My first job after leaving school was a trainee typewriter service engineer..Mainly in central Birmingham..in the 60s and 70s in those days every shop and office had at least one machine ,and the larger companies had hundreds...all gone.
 
I was fascinated watching a guy repair a pub cash register, one of the older mechanical types. It had thousands of small leavers and springs etc. Another job gone with electric cash machines.
 
Robroy,

I hope you didn't think you had a job for life! We used to have a private typewriter museum in Bournemouth some years ago and when the owner decided he wanted to get rid of it, he offered the typewriters to all the museums and didn't get any takers.
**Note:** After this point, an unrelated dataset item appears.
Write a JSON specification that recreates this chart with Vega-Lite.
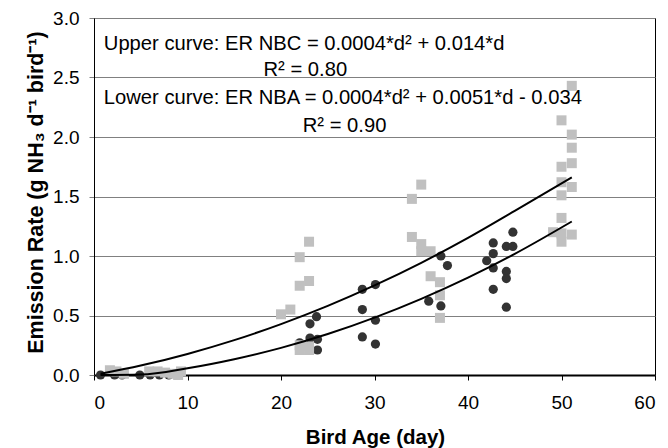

I presume that they were eventually just dumped.

Maurice :cool:
 
In the mid 50's there was a shop in Quinton that repaired ladders in ladies stockings. The person doing the job sat in the front window of the shop. I can't imagine that job exists now.
 
ahh the old pop delivery man but do not see them these days

lyn
It was a great Saturday job. We went to the Tysley depot for 0800 in 1969/70 Worked all day for a couple of quid. Was still at school then and this paid for a very good night out when a pint cost two shillings. That was the time when a tallish fifteen year old was easily served in most pubs...
 
I do recall a lot of school kids had these unofficial jobs helping out delivery people like the milkmen etc. They would work all day for a couple of quid.
 
The coal man was a sight to behold for me as a boy in 1950s Sparkbrook. He carried the sacks of coal off his lorry, onto his back and down our entry way, then he'd tip the contents into the cellar of our back-to-back house. I well remember his blackened face from the coal dust. I wouldn't have recognised him if I'd seen him not working.
I live in Cumbria now and the coal man is still a regular sight up here.